天皇の本業は日本が怨霊に祟られないように祈ることで(いやマジで)、一般庶民の生活には殆ど関係ありませんからどうでもいいといえばどうでもいいです。

ただ、第2の南北朝時代を招くような中途半端な制度改革をするくらいなら、立憲君主制を止めて完全共和制にした方がマシ、と思っております。

COO 2005年12月 5日 00:03

>あれまさん
 > ところで
 >>Y染色体の話で言えば、現代日本人の殆どが天皇家のY染色体を持つという。
 >というのはいったい誰が言っているのでしょう。立花隆さん?

 いえ、立花隆さんではないです。
 もう20年前、私が学生時代に読んだ論文(?)だったかしら?
 今となっては出展は明らかではないです。

 よく考えるとY染色体というのは記憶違いのようですね。
 多分、“遺伝子”だったのでしょう。

 > まあ万単位のクラスターでいるのは間違いないでしょうけど。
 ギネスブックで認定されている世界最長の系譜である孔子の家系が孔子から現代までで82代で
 子孫の総数が約300万人だとか。
 勿論その全てが男性であるはずはありませんが、“遺伝子”という概念で300万人と言う事ですね。
 孔子より160年早い生まれの神武天皇が、その系譜が孔子のほぼ1.5倍の125代だと言う事であれば
 その数は万人とは言わず、数千万人の数に上るのでしょうね。


 私はミトコンドリアの祖は2人と聞いています。
 日本人の中にある“突然変異”が“お酒を飲めない”と言う人だと聞いて意外な気がしたことを覚えています。
 それ以前に、日本人って世界でも有名な“お酒を飲めない人種”だと聞いていたので。
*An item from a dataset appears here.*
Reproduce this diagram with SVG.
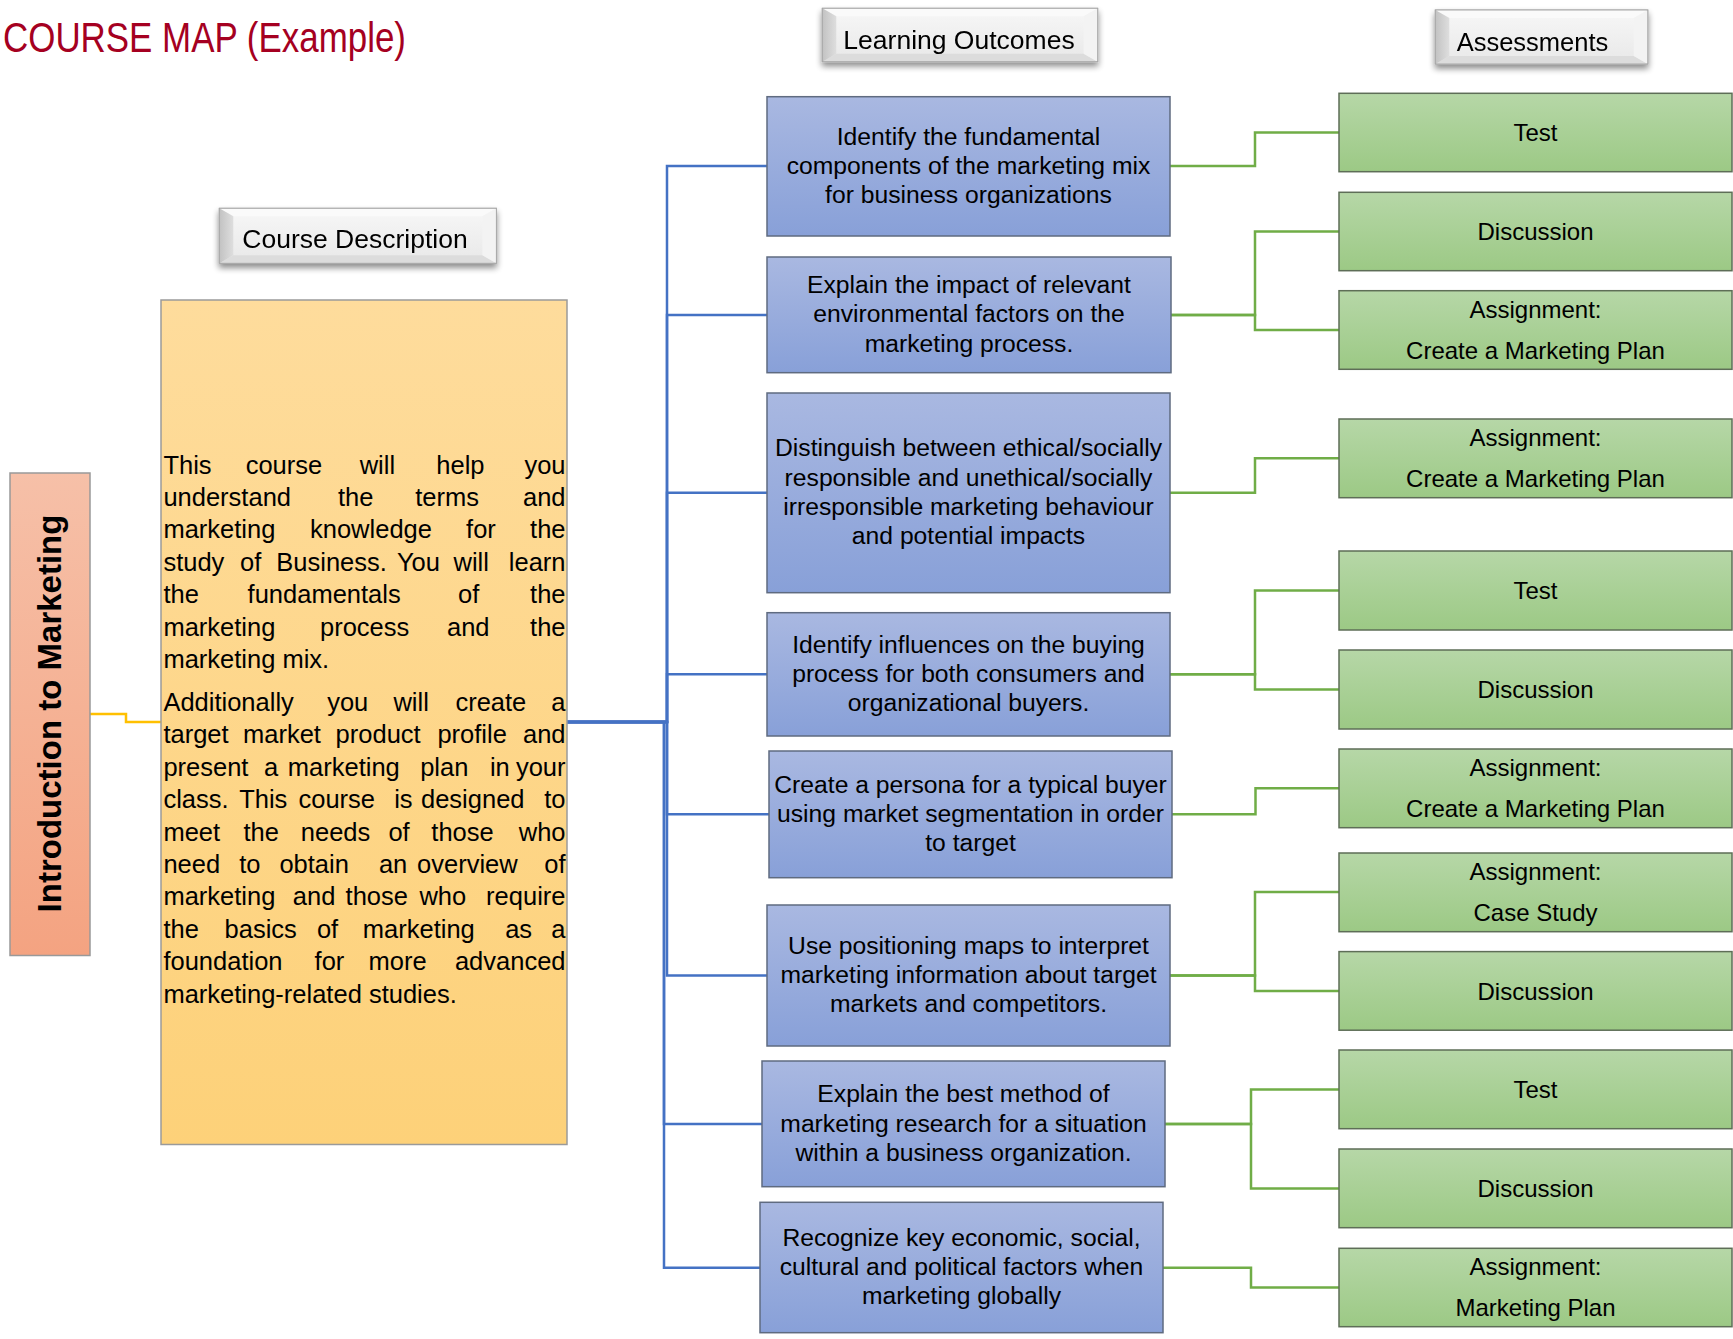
<svg xmlns="http://www.w3.org/2000/svg" width="1733" height="1339" viewBox="0 0 1733 1339">
<defs>
<linearGradient id="gLO" x1="0" y1="0" x2="0" y2="1"><stop offset="0" stop-color="#A9B8E1"/><stop offset="1" stop-color="#88A0D8"/></linearGradient>
<linearGradient id="gGr" x1="0" y1="0" x2="0" y2="1"><stop offset="0" stop-color="#B6D7A7"/><stop offset="1" stop-color="#9CC985"/></linearGradient>
<linearGradient id="gCo" x1="0" y1="0" x2="0" y2="1"><stop offset="0" stop-color="#FEDC9C"/><stop offset="1" stop-color="#FDD179"/></linearGradient>
<linearGradient id="gIn" x1="0" y1="0" x2="0" y2="1"><stop offset="0" stop-color="#F6C0A8"/><stop offset="1" stop-color="#F4A381"/></linearGradient>
<linearGradient id="gFace" x1="0" y1="0" x2="0" y2="1"><stop offset="0" stop-color="#F7F7F7"/><stop offset="1" stop-color="#E8E8E8"/></linearGradient>
<linearGradient id="gLeft" x1="0" y1="0" x2="1" y2="0"><stop offset="0" stop-color="#C2C2C2"/><stop offset="1" stop-color="#DEDEDE"/></linearGradient>
<filter id="sh" x="-10%" y="-20%" width="120%" height="160%">
<feGaussianBlur in="SourceAlpha" stdDeviation="3"/><feOffset dy="4"/>
<feComponentTransfer><feFuncA type="linear" slope="0.45"/></feComponentTransfer>
<feMerge><feMergeNode/><feMergeNode in="SourceGraphic"/></feMerge>
</filter>
</defs>
<style>
text{font-family:"Liberation Sans",Arial,sans-serif;fill:#000;}
.t{font-size:24px;}
.p{font-size:25.5px;}
.l{font-size:24.7px;}
.c{text-anchor:middle;}
.hd{font-size:26.5px;text-anchor:middle;}
.lo{fill:url(#gLO);stroke:#5F6B80;stroke-width:1.5;}
.gr{fill:url(#gGr);stroke:#5E6E57;stroke-width:1.5;}
.face{fill:url(#gFace);stroke:#A8A8A8;stroke-width:1;}
.bl{fill:url(#gLeft);}
.br{fill:#F3F3F3;}
.bb{fill:#DCDCDC;}
.bt{fill:#FAFAFA;}
.cb{fill:none;stroke:#4472C4;stroke-width:2.5;}
.cg{fill:none;stroke:#70AD47;stroke-width:2.5;}
.cy{fill:none;stroke:#FFC000;stroke-width:2.5;}
</style>

<g id="title">
<text x="3" y="51.7" font-size="42" style="fill:#A50021" textLength="403" lengthAdjust="spacingAndGlyphs">COURSE MAP (Example)</text>
</g>

<g id="connectors">
<path class="cy" d="M90,714 H126 V722 H161"/>
<path class="cb" d="M567,722 H667 V166 H767"/>
<path class="cb" d="M567,722 H667 V315 H767"/>
<path class="cb" d="M567,722 H667 V492.8 H767"/>
<path class="cb" d="M567,722 H667 V674.3 H767"/>
<path class="cb" d="M567,722 H667 V814.3 H769"/>
<path class="cb" d="M567,722 H667 V975.5 H767"/>
<path class="cb" d="M567,722 H664 V1124 H762"/>
<path class="cb" d="M567,722 H664 V1267.7 H760"/>
<path class="cg" d="M1170,166 H1255 V132.5 H1339"/>
<path class="cg" d="M1171,315 H1255 V231.5 H1339"/>
<path class="cg" d="M1171,315 H1255 V330 H1339"/>
<path class="cg" d="M1170,492.8 H1255 V458.3 H1339"/>
<path class="cg" d="M1170,674.3 H1255 V590.5 H1339"/>
<path class="cg" d="M1170,674.3 H1255 V689.5 H1339"/>
<path class="cg" d="M1172,814.3 H1255.5 V788.3 H1339"/>
<path class="cg" d="M1170,975.5 H1255 V892 H1339"/>
<path class="cg" d="M1170,975.5 H1255 V991 H1339"/>
<path class="cg" d="M1165,1124 H1251 V1089.4 H1339"/>
<path class="cg" d="M1165,1124 H1251 V1188.4 H1339"/>
<path class="cg" d="M1163,1267.7 H1251 V1287.5 H1339"/>
</g>

<g id="hdr-course-description" filter="url(#sh)">
<rect class="face" x="219.3" y="208.3" width="277.1" height="55"/>
<polygon class="bt" points="219.3,208.3 496.4,208.3 482.4,216.3 233.3,216.3"/>
<polygon class="bb" points="219.3,263.3 496.4,263.3 482.4,255.3 233.3,255.3"/>
<polygon class="bl" points="219.3,208.3 233.3,216.3 233.3,255.3 219.3,263.3"/>
<polygon class="br" points="496.4,208.3 482.4,216.3 482.4,255.3 496.4,263.3"/>
<rect x="219.3" y="208.3" width="277.1" height="55" fill="none" stroke="#A8A8A8"/>
<text class="hd" x="355" y="248.3">Course Description</text>
</g>

<g id="hdr-learning-outcomes" filter="url(#sh)">
<rect class="face" x="822.3" y="8.3" width="275.4" height="53.4"/>
<polygon class="bt" points="822.3,8.3 1097.7,8.3 1083.7,16.3 836.3,16.3"/>
<polygon class="bb" points="822.3,61.7 1097.7,61.7 1083.7,53.7 836.3,53.7"/>
<polygon class="bl" points="822.3,8.3 836.3,16.3 836.3,53.7 822.3,61.7"/>
<polygon class="br" points="1097.7,8.3 1083.7,16.3 1083.7,53.7 1097.7,61.7"/>
<rect x="822.3" y="8.3" width="275.4" height="53.4" fill="none" stroke="#A8A8A8"/>
<text class="hd" x="959" y="49.3">Learning Outcomes</text>
</g>

<g id="hdr-assessments" filter="url(#sh)">
<rect class="face" x="1435.3" y="10" width="212.5" height="54"/>
<polygon class="bt" points="1435.3,10 1647.8,10 1633.8,18 1449.3,18"/>
<polygon class="bb" points="1435.3,64 1647.8,64 1633.8,56 1449.3,56"/>
<polygon class="bl" points="1435.3,10 1449.3,18 1449.3,56 1435.3,64"/>
<polygon class="br" points="1647.8,10 1633.8,18 1633.8,56 1647.8,64"/>
<rect x="1435.3" y="10" width="212.5" height="54" fill="none" stroke="#A8A8A8"/>
<text class="hd" x="1532.5" y="51" font-size="25.5" style="font-size:25.5px">Assessments</text>
</g>

<g id="course-title">
<rect x="10" y="473" width="80" height="482.5" fill="url(#gIn)" stroke="#999999" stroke-width="1.5"/>
<text transform="translate(61,713.5) rotate(-90)" x="0" y="0" font-size="33" font-weight="bold" text-anchor="middle">Introduction to Marketing</text>
</g>

<g id="course-description">
<rect x="161" y="300" width="406" height="844.5" fill="url(#gCo)" stroke="#9A9A9A" stroke-width="1.5"/>
<text class="p" y="473.5"><tspan x="163.4">This</tspan><tspan x="245.7">course</tspan><tspan x="359.7">will</tspan><tspan x="436.3">help</tspan><tspan x="565.5" text-anchor="end">you</tspan></text>
<text class="p" y="505.9"><tspan x="163.4">understand</tspan><tspan x="337.9">the</tspan><tspan x="415.2">terms</tspan><tspan x="565.5" text-anchor="end">and</tspan></text>
<text class="p" y="538.3"><tspan x="163.4">marketing</tspan><tspan x="310">knowledge</tspan><tspan x="466.1">for</tspan><tspan x="565.5" text-anchor="end">the</tspan></text>
<text class="p" y="570.7"><tspan x="163.4">study</tspan><tspan x="240">of</tspan><tspan x="276.3">Business.</tspan><tspan x="396.9">You</tspan><tspan x="453.5">will</tspan><tspan x="565.5" text-anchor="end">learn</tspan></text>
<text class="p" y="603.1"><tspan x="163.4">the</tspan><tspan x="247.6">fundamentals</tspan><tspan x="458.1">of</tspan><tspan x="565.5" text-anchor="end">the</tspan></text>
<text class="p" y="635.5"><tspan x="163.4">marketing</tspan><tspan x="320">process</tspan><tspan x="447">and</tspan><tspan x="565.5" text-anchor="end">the</tspan></text>
<text class="p" x="163.4" y="667.9">marketing mix.</text>
<text class="p" y="711"><tspan x="163.4">Additionally</tspan><tspan x="327.2">you</tspan><tspan x="393.4">will</tspan><tspan x="455.4">create</tspan><tspan x="565.5" text-anchor="end">a</tspan></text>
<text class="p" y="743.4"><tspan x="163.4">target</tspan><tspan x="243">market</tspan><tspan x="335.6">product</tspan><tspan x="437.4">profile</tspan><tspan x="565.5" text-anchor="end">and</tspan></text>
<text class="p" y="775.8"><tspan x="163.4">present</tspan><tspan x="264">a</tspan><tspan x="287.8">marketing</tspan><tspan x="420.2">plan</tspan><tspan x="489.9">in</tspan><tspan x="565.5" text-anchor="end">your</tspan></text>
<text class="p" y="808.2"><tspan x="163.4">class.</tspan><tspan x="239.2">This</tspan><tspan x="298.5">course</tspan><tspan x="394.2">is</tspan><tspan x="421">designed</tspan><tspan x="565.5" text-anchor="end">to</tspan></text>
<text class="p" y="840.6"><tspan x="163.4">meet</tspan><tspan x="243.4">the</tspan><tspan x="300.8">needs</tspan><tspan x="388.4">of</tspan><tspan x="431.3">those</tspan><tspan x="565.5" text-anchor="end">who</tspan></text>
<text class="p" y="873"><tspan x="163.4">need</tspan><tspan x="239.2">to</tspan><tspan x="279.4">obtain</tspan><tspan x="378.9">an</tspan><tspan x="417.1">overview</tspan><tspan x="565.5" text-anchor="end">of</tspan></text>
<text class="p" y="905.4"><tspan x="163.4">marketing</tspan><tspan x="292.8">and</tspan><tspan x="345.6">those</tspan><tspan x="419.4">who</tspan><tspan x="565.5" text-anchor="end">require</tspan></text>
<text class="p" y="937.8"><tspan x="163.4">the</tspan><tspan x="224.6">basics</tspan><tspan x="316.9">of</tspan><tspan x="362.8">marketing</tspan><tspan x="505.2">as</tspan><tspan x="565.5" text-anchor="end">a</tspan></text>
<text class="p" y="970.2"><tspan x="163.4">foundation</tspan><tspan x="314.6">for</tspan><tspan x="368.5">more</tspan><tspan x="565.5" text-anchor="end">advanced</tspan></text>
<text class="p" x="163.4" y="1002.6">marketing-related studies.</text>
</g>

<g id="lo1">
<rect class="lo" x="767" y="96.7" width="403" height="139.3"/>
<text class="l c" x="968.5" y="144.5">Identify the fundamental</text>
<text class="l c" x="968.5" y="173.8">components of the marketing mix</text>
<text class="l c" x="968.5" y="203.1">for business organizations</text>
</g>
<g id="lo2">
<rect class="lo" x="767" y="257" width="404" height="115.7"/>
<text class="l c" x="969" y="293.1">Explain the impact of relevant</text>
<text class="l c" x="969" y="322.4">environmental factors on the</text>
<text class="l c" x="969" y="351.7">marketing process.</text>
</g>
<g id="lo3">
<rect class="lo" x="767" y="393" width="403" height="199.7"/>
<text class="l c" x="968.5" y="456.3">Distinguish between ethical/socially</text>
<text class="l c" x="968.5" y="485.6">responsible and unethical/socially</text>
<text class="l c" x="968.5" y="514.9">irresponsible marketing behaviour</text>
<text class="l c" x="968.5" y="544.2">and potential impacts</text>
</g>
<g id="lo4">
<rect class="lo" x="767" y="612.7" width="403" height="123.3"/>
<text class="l c" x="968.5" y="652.5">Identify influences on the buying</text>
<text class="l c" x="968.5" y="681.8">process for both consumers and</text>
<text class="l c" x="968.5" y="711.1">organizational buyers.</text>
</g>
<g id="lo5">
<rect class="lo" x="769" y="751" width="403" height="126.7"/>
<text class="l c" x="970.5" y="792.5">Create a persona for a typical buyer</text>
<text class="l c" x="970.5" y="821.8">using market segmentation in order</text>
<text class="l c" x="970.5" y="851.1">to target</text>
</g>
<g id="lo6">
<rect class="lo" x="767" y="905" width="403" height="141"/>
<text class="l c" x="968.5" y="953.7">Use positioning maps to interpret</text>
<text class="l c" x="968.5" y="983">marketing information about target</text>
<text class="l c" x="968.5" y="1012.3">markets and competitors.</text>
</g>
<g id="lo7">
<rect class="lo" x="762" y="1061" width="403" height="125.7"/>
<text class="l c" x="963.5" y="1102.2">Explain the best method of</text>
<text class="l c" x="963.5" y="1131.5">marketing research for a situation</text>
<text class="l c" x="963.5" y="1160.8">within a business organization.</text>
</g>
<g id="lo8">
<rect class="lo" x="760" y="1202.3" width="403" height="130.4"/>
<text class="l c" x="961.5" y="1245.7">Recognize key economic, social,</text>
<text class="l c" x="961.5" y="1275">cultural and political factors when</text>
<text class="l c" x="961.5" y="1304.3">marketing globally</text>
</g>

<g id="a1"><rect class="gr" x="1339" y="93.3" width="393" height="78.4"/><text class="t c" x="1535.5" y="141">Test</text></g>
<g id="a2"><rect class="gr" x="1339" y="192.3" width="393" height="78.4"/><text class="t c" x="1535.5" y="240">Discussion</text></g>
<g id="a3"><rect class="gr" x="1339" y="290.7" width="393" height="78.6"/><text class="t c" x="1535.5" y="317.7">Assignment:</text><text class="t c" x="1535.5" y="358.7">Create a Marketing Plan</text></g>
<g id="a4"><rect class="gr" x="1339" y="419" width="393" height="78.7"/><text class="t c" x="1535.5" y="446">Assignment:</text><text class="t c" x="1535.5" y="487">Create a Marketing Plan</text></g>
<g id="a5"><rect class="gr" x="1339" y="551" width="393" height="79"/><text class="t c" x="1535.5" y="599">Test</text></g>
<g id="a6"><rect class="gr" x="1339" y="650" width="393" height="79"/><text class="t c" x="1535.5" y="698">Discussion</text></g>
<g id="a7"><rect class="gr" x="1339" y="749" width="393" height="78.7"/><text class="t c" x="1535.5" y="776">Assignment:</text><text class="t c" x="1535.5" y="817">Create a Marketing Plan</text></g>
<g id="a8"><rect class="gr" x="1339" y="853" width="393" height="78.7"/><text class="t c" x="1535.5" y="880">Assignment:</text><text class="t c" x="1535.5" y="921">Case Study</text></g>
<g id="a9"><rect class="gr" x="1339" y="951.6" width="393" height="78.6"/><text class="t c" x="1535.5" y="999.5">Discussion</text></g>
<g id="a10"><rect class="gr" x="1339" y="1050" width="393" height="78.7"/><text class="t c" x="1535.5" y="1098">Test</text></g>
<g id="a11"><rect class="gr" x="1339" y="1149" width="393" height="78.7"/><text class="t c" x="1535.5" y="1197">Discussion</text></g>
<g id="a12"><rect class="gr" x="1339" y="1248.3" width="393" height="78.4"/><text class="t c" x="1535.5" y="1275.3">Assignment:</text><text class="t c" x="1535.5" y="1316.3">Marketing Plan</text></g>
</svg>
。。
 で、男性には完全な形での継承はないと聞いていますが、男性も完全な形で継承するのですか?

 なんて、こんな議論もいささかむなしい。
 父親が娘に対して「この子は自分の遺伝子を継いで居ない」なんて思う訳もなく、
 それは息子であっても娘であっても違いはないと思うのですよね。
 同様に、母親が息子に対しても娘に対しても“自分の子供”だと思うと思います。
 なぜ、そこに男系でなければ遺伝子が継承されないなどという議論が持ち出されるのでしょうね。


> ただ、第2の南北朝時代を招くような中途半端な制度改革をするくらいなら、立憲君主制を止めて完全共和制にした方がマシ、と思っております。
 私は天皇制維持に対する支持をしますが、
 男系を支持する人は、究極は(男系が維持できないのであれば)天皇制を廃しても良いと思っているのではないかと思います。
 それって、現状で言えば純ちゃんが国家元首になるようなもの。
 勿論、純ちゃんは首相なので“国家元首”ではないですが、純ちゃんは国民から選ばれた人が国家元首になるべしという考え方の持ち主と聞いています。
 (って、これも古い記憶で、出展は明らかではないですが。。。)
 天皇制を廃して共和制にする。。。それが純ちゃんの望む姿なのでしょうね。。。